Un prix Pulitzer, ça fait peur. Et le grand gagnant du millésime 2014, pavé de 700 pages sobrement intitulé Le Chardonneret, ne fait pas exception à la règle. On l’ouvre en retenant un peu son souffle, un cachet d’aspirine à la main au cas où, prêt à un combat de longue haleine avec des concepts abstraits et des effets de style avant-gardistes (on ne vise personne mais parfois un livre entier sans ponctuation c’est long). Et là, surprise. Limpidité de l’écriture, romanesque sans prétention de l’intrigue : Donna Tartt est avant tout une conteuse d’histoire. Et ça fait du bien.
Le synopsis, à la fois original et efficace, mérite à lui seul le détour : après avoir vécu un évènement traumatisant dans sa jeunesse, le jeune Théo est pris bien malgré lui dans un tourbillon de péripéties qui vont changer sa vie, impliquant en vrac une toile de maître, une belle rousse, des meubles restaurés et des quantités hallucinantes de drogues en tous genres. Difficile de détailler davantage un récit aussi riche sans rien spoiler, disons seulement que le lecteur n’a jamais le temps de s’ennuyer, tant le rythme est soutenu et l’histoire haletante.
A l’image du fameux tableau volé qui donne son titre au livre (Le Chardonneret de Carel Fabritius donc, qui existe réellement et est actuellement exposé aux Pays-Bas), l’œuvre est composée d’une multitude de nuances et de reflets changeants. Au fil des pages, on passe du roman d’apprentissage au thriller, de la critique de mœurs à la beat generation et ses junkies. Un peu de Dickens pour le côté « mésaventures d’un orphelin solitaire », un peu de Bret Easton Ellis pour le nihilisme cynique d’une jeunesse perdue, un peu de Burroughs pour les descriptions hallucinatoires des défonces quotidiennes…Donna Tartt manie avec brio une diversité impressionnante de registres, et ce qui aurait pu donner un indigeste fourre-tout s’avère finalement être une œuvre patchwork aux couleurs chatoyantes.
Alors oui, les mauvaises langues pointeront probablement du doigt des personnages un poil trop manichéens. Roman populaire oblige, c’est vrai qu’on peut difficilement se tromper sur l’identité des « Gentils » : Donna Tartt campe des héros éminemment positifs, en particulier la mère de Théo et son mentor Hobie, deux anges d’altruisme et d’abnégation vertueuse.
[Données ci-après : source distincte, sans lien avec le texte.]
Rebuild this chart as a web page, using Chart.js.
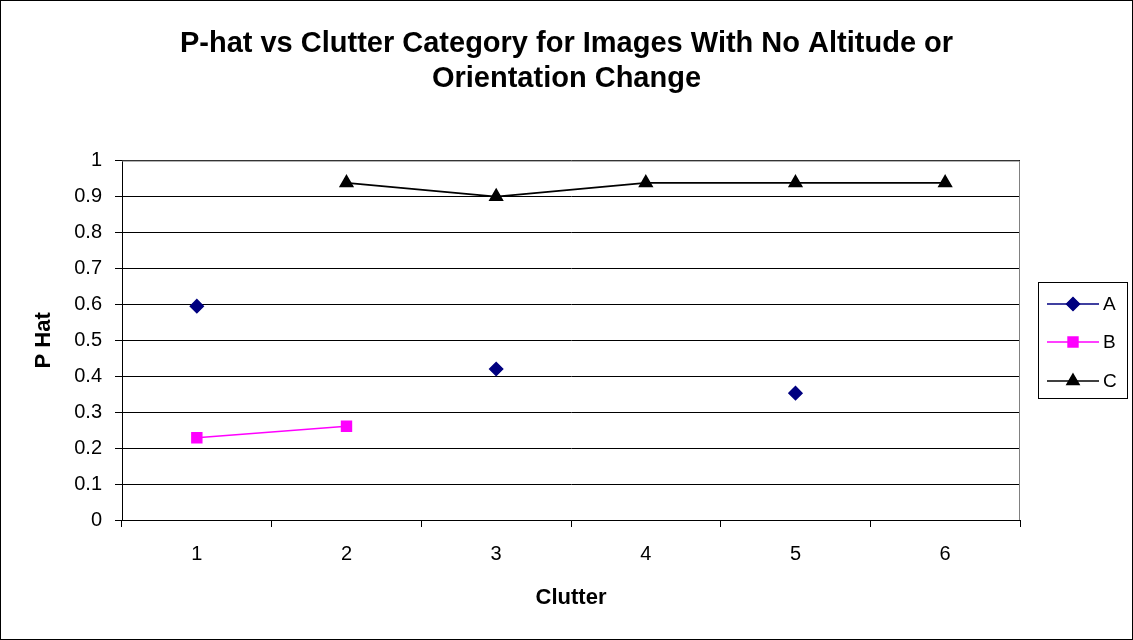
<!DOCTYPE html>
<html>
<head>
<meta charset="utf-8">
<script src="https://cdn.jsdelivr.net/npm/chart.js@4.4.1/dist/chart.umd.min.js"></script>
<style>
  html, body { margin: 0; padding: 0; background: #fff; }
  #wrap { width: 1133px; height: 640px; position: relative; }
</style>
</head>
<body>
<div id="wrap"><canvas id="chart" width="1133" height="640"></canvas></div>
<script>
const clutter = ['1', '2', '3', '4', '5', '6'];
const serieA = [0.595, null, 0.42, null, 0.353, null];
const serieB = [0.229, 0.261, null, null, null, null];
const serieC = [null, 0.938, 0.9, 0.938, 0.938, 0.938];
const yTicks = [0, 0.1, 0.2, 0.3, 0.4, 0.5, 0.6, 0.7, 0.8, 0.9, 1];

const fonte = 'Arial, "Liberation Sans", sans-serif';

// borda cinza da area do grafico + moldura externa
const moldura = {
  id: 'moldura',
  beforeDatasetsDraw(chart) {
    const { ctx, chartArea: a } = chart;
    ctx.save();
    ctx.strokeStyle = '#808080';
    ctx.lineWidth = 1;
    ctx.beginPath();
    ctx.moveTo(a.left, a.top + 0.5);
    ctx.lineTo(a.right - 0.5, a.top + 0.5);
    ctx.lineTo(a.right - 0.5, a.bottom);
    ctx.stroke();
    ctx.restore();
  },
  afterDraw(chart) {
    const ctx = chart.ctx;
    ctx.save();
    ctx.strokeStyle = '#000';
    ctx.lineWidth = 1;
    ctx.strokeRect(0.5, 0.5, chart.width - 1, chart.height - 1);
    ctx.restore();
  }
};

// legenda no estilo do excel (linha + marcador)
const legendaBox = {
  id: 'legendaBox',
  afterDraw(chart) {
    const ctx = chart.ctx;
    const x = 1038, y = 282, w = 89, h = 116;
    ctx.save();
    ctx.strokeStyle = '#000';
    ctx.lineWidth = 1;
    ctx.strokeRect(x + 0.5, y + 0.5, w, h);
    const ys = [304, 342, 381];
    chart.data.datasets.forEach((ds, i) => {
      const yy = ys[i];
      ctx.strokeStyle = ds.borderColor;
      ctx.lineWidth = 1.5;
      ctx.beginPath();
      ctx.moveTo(1047, yy);
      ctx.lineTo(1099, yy);
      ctx.stroke();
      Chart.helpers.drawPoint(ctx, {
        pointStyle: ds.pointStyle,
        radius: ds.pointRadius,
        borderWidth: 1
      }, 1073, yy);
      ctx.fillStyle = ds.pointBackgroundColor;
      ctx.fill();
      ctx.fillStyle = '#000';
      ctx.font = '19px ' + fonte;
      ctx.textBaseline = 'middle';
      ctx.fillText(ds.label, 1103, yy + 1);
    });
    ctx.restore();
  }
};

const ctx = document.getElementById('chart');

let grafico = new Chart(ctx, {
  type: 'line',
  data: {
    labels: clutter,
    datasets: [
      {
        label: 'A',
        data: serieA,
        borderColor: '#000080',
        backgroundColor: '#000080',
        pointBackgroundColor: '#000080',
        pointBorderColor: '#000080',
        pointStyle: 'rectRot',
        pointRadius: 6.5,
        borderWidth: 1.5
      },
      {
        label: 'B',
        data: serieB,
        borderColor: '#ff00ff',
        backgroundColor: '#ff00ff',
        pointBackgroundColor: '#ff00ff',
        pointBorderColor: '#ff00ff',
        pointStyle: 'rect',
        pointRadius: 7,
        borderWidth: 1.5
      },
      {
        label: 'C',
        data: serieC,
        borderColor: '#000000',
        backgroundColor: '#000000',
        pointBackgroundColor: '#000000',
        pointBorderColor: '#000000',
        pointStyle: 'triangle',
        pointRadius: 7,
        borderWidth: 1.8
      }
    ]
  },
  options: {
    responsive: false,
    animation: false,
    spanGaps: false,
    layout: { padding: 0 },
    plugins: {
      legend: { display: false },
      tooltip: { enabled: false },
      title: {
        display: true,
        text: ['P-hat vs Clutter Category for Images With No Altitude or', 'Orientation Change'],
        color: '#000',
        font: { family: fonte, size: 29, weight: 'bold', lineHeight: 1.2 },
        padding: { top: 27, bottom: 64 }
      }
    },
    scales: {
      x: {
        offset: true,
        grid: {
          offset: true,
          drawOnChartArea: false,
          drawTicks: true,
          tickLength: 7,
          color: '#000'
        },
        border: { color: '#000', width: 1 },
        ticks: { color: '#000', padding: 15, font: { family: fonte, size: 20 } },
        title: {
          display: true,
          text: 'Clutter',
          color: '#000',
          font: { family: fonte, size: 22, weight: 'bold' },
          padding: { top: 0, bottom: 29 }
        },
        afterFit(scale) { scale.height = 120; }
      },
      y: {
        min: 0,
        max: 1,
        afterBuildTicks(scale) { scale.ticks = yTicks.map(v => ({ value: v })); },
        grid: { color: '#000', tickLength: 7, lineWidth: 1 },
        border: { color: '#000', width: 1 },
        ticks: {
          color: '#000',
          padding: 13,
          font: { family: fonte, size: 20 },
          callback: v => String(v)
        },
        title: {
          display: true,
          text: 'P Hat',
          color: '#000',
          font: { family: fonte, size: 22, weight: 'bold' },
          padding: { top: 31, bottom: 0 }
        },
        afterFit(scale) { scale.width = 122; }
      },
      // espaco reservado para a legenda a direita
      espaco: {
        type: 'linear',
        position: 'right',
        display: true,
        grid: { display: false, drawTicks: false },
        border: { display: false },
        ticks: { display: false },
        afterFit(scale) { scale.width = 113; }
      }
    }
  },
  plugins: [moldura, legendaBox]
});
</script>
</body>
</html>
On n’échappe pas non plus aux vrais Méchants, mafieux en tous genres et marchands d’art peu scrupuleux. Mais entre ces deux extrêmes, l’auteur nous livre également une galerie de portraits en demi-teinte d’individus ni bons ni mauvais, qui tentent simplement de trouver leur équilibre dans cette zone grise où la morale se heurte à l’instinct de survie. Le personnage principal Théo est l’incarnation de cet entre-deux, flirtant en permanence avec l’illégalité bien que fondamentalement honnête. A ses côtés, son meilleur ami Boris, de loin le plus intéressant, une sorte de Rastignac des temps modernes dont la roublardise frise le sublime, tour à tour traitre méprisable ou allié loyal.
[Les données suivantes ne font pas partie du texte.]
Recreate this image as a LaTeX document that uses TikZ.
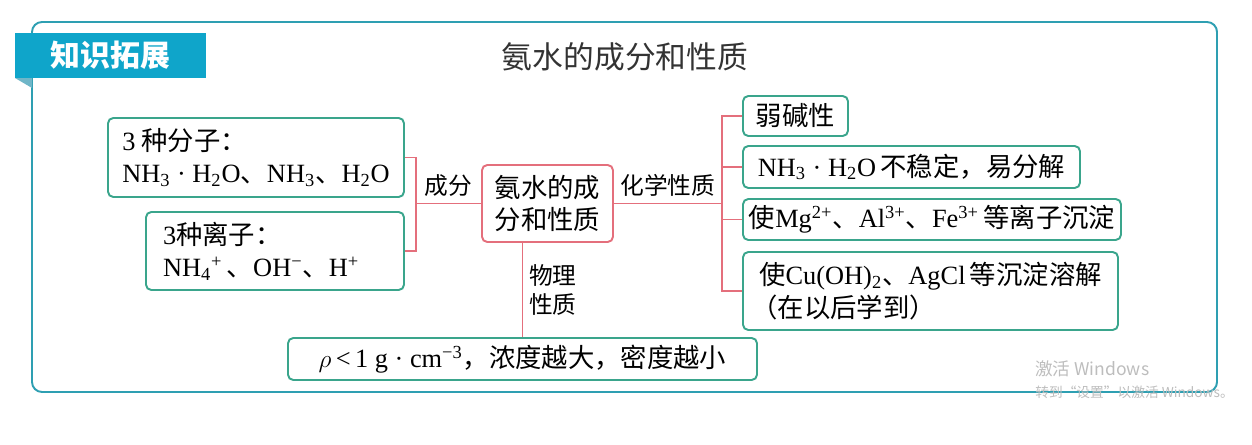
\documentclass[tikz,border=0pt]{standalone}
\usepackage{fontspec}
\setmainfont{Noto Sans CJK SC}
\newfontfamily\lat{Liberation Serif}
\usepackage{tikz}
\usepackage{xcolor}
\definecolor{frameC}{HTML}{2E9FB2}
\definecolor{tabC}{HTML}{0FA5CA}
\definecolor{foldC}{HTML}{6FB6C8}
\definecolor{boxC}{HTML}{3AA58C}
\definecolor{redC}{HTML}{E46F7C}
\definecolor{wmC}{HTML}{BDBDBD}

\begin{document}
\begin{tikzpicture}[auto]
    % Styles for boxes and lines
    \tikzset{
      box/.style={rectangle, rounded corners=3pt, draw=boxC, line width=1.1pt, align=left, inner sep=2pt, font=\fontsize{15}{18.5}\selectfont},
      core/.style={box, draw=redC, align=center},
      link/.style={draw=redC, line width=0.9pt},
      lbl/.style={font=\fontsize{13.5}{16}\selectfont, text=black, align=left}
    }
    \useasboundingbox (0,0) rectangle (25.04,-8.9);

    % Frame and tab
    \draw[frameC, line width=1.1pt, rounded corners=5.7pt] (0.64,-0.44) rectangle (24.34,-7.84);
    \fill[foldC] (0.30,-1.56) -- (0.64,-1.56) -- (0.64,-1.76) -- cycle;
    \node[fill=tabC, minimum width=3.82cm, minimum height=0.9cm, text=white, font=\fontsize{17}{20}\selectfont\bfseries] (TAB) at (2.21,-1.11) {知识拓展};
    \node[text=black!80, font=\fontsize{17.5}{21}\selectfont] (TITLE) at (12.5,-1.14) {氨水的成分和性质};

    % Nodes with explicit coordinates
    \node[box, minimum width=5.92cm, minimum height=1.58cm] (MOL) at (5.12,-3.15) {{\lat 3} 种分子：\\{\lat NH\textsubscript{3} · H\textsubscript{2}O}、{\lat NH\textsubscript{3}}、{\lat H\textsubscript{2}O}};
    \node[box, text width=4.48cm, inner xsep=0.34cm, minimum height=1.56cm] (ION) at (5.50,-5.02) {{\lat 3}种离子：\\{\lat NH\textsubscript{4}\textsuperscript{+}}\,、{\lat OH\textsuperscript{−}}、{\lat H\textsuperscript{+}}};
    \node[core, minimum width=2.62cm, minimum height=1.54cm] (CORE) at (10.95,-4.07) {氨水的成\\分和性质};

    \node[box, minimum width=2.1cm, minimum height=0.8cm] (WEAK) at (15.91,-2.32) {弱碱性};
    \node[box, minimum width=6.74cm, minimum height=0.84cm] (UNST) at (18.23,-3.34) {{\lat NH\textsubscript{3} · H\textsubscript{2}O}\,不稳定，易分解};
    \node[box, minimum width=7.56cm, minimum height=0.82cm] (PREC) at (18.64,-4.39) {使{\lat Mg\textsuperscript{2+}}、{\lat Al\textsuperscript{3+}}、{\lat Fe\textsuperscript{3+}}\,等离子沉淀};
    \node[box, minimum width=7.5cm, minimum height=1.56cm] (DISS) at (18.61,-5.82) {使{\lat Cu(OH)\textsubscript{2}}、{\lat AgCl}\,等沉淀溶解\\\hspace*{-0.3em}（在以后学到）};

    \node[box, minimum width=9.38cm, minimum height=0.84cm] (PHYS) at (10.45,-7.18) {$\rho${\lat\,<\,1 g · cm\textsuperscript{−3}}，浓度越大，密度越小};

    \coordinate (JL) at (8.32,-4.07);
    \coordinate (JR) at (14.44,-4.07);

    % Lines with labels
    \draw[link] (MOL.east) -| (JL) |- (ION.east);
    \draw[link] (JL) -- node[lbl, midway, above] {成分} (CORE.west);
    \draw[link] (CORE.east) -- node[lbl, midway, above] {化学性质} (JR);
    \draw[link] (JR) |- (WEAK.west);
    \draw[link] (JR) |- (UNST.west);
    \draw[link] (JR) |- (PREC.west);
    \draw[link] (JR) |- (DISS.west);
    \draw[link] (PHYS.north) -- node[lbl, midway, right] {物理\\性质} (PHYS.north |- CORE.south);

    % Watermark
    \node[anchor=west, text=wmC, inner sep=0pt, font=\fontsize{10}{12}\selectfont] (WM1) at (20.70,-7.38) {激活 Windows};
    \node[anchor=west, text=wmC, inner sep=0pt, font=\fontsize{7.8}{9}\selectfont] (WM2) at (20.70,-7.84) {转到“设置”以激活 Windows。};
\end{tikzpicture}
\end{document}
Autre (faux) bémol, le style du roman. Épuré, simple, voire parfois simpliste : beaucoup de dialogues, et dans l’ensemble une écriture blanche qui fait la part belle au fond plutôt qu’à la forme. Mais ne vous fiez pas à cette apparente sobriété : Donna Tartt est une artiste, maniant le verbe avec une minutie d’orfèvre et une retenue qui n’enlèvent rien à son talent, au contraire. De temps à autre, elle s’autorise d’ailleurs des envolées plus lyriques à travers des descriptions magistrales, à la fois poétiques et d’une implacable précision.
En littérature, la vraie modestie est bien souvent préférable à la fausse complexité. Le Chardonneret fait partie de ces œuvres qui n’ont pas honte de s’assumer comme un divertissement avant tout : on a peur, on rit, on tremble et on pleure avec le héros, sans arrière-pensées. Ce qui ne nous empêche pas de réfléchir aussi, grâce à des considérations sur l’art et la nature humaine subtilement amenées, jamais lourdes ou pompeuses. Bref, un beau roman à ne pas manquer.
Donna Tartt, Le Chardonneret, Janvier 2014, Éd. Plon, 23 euros.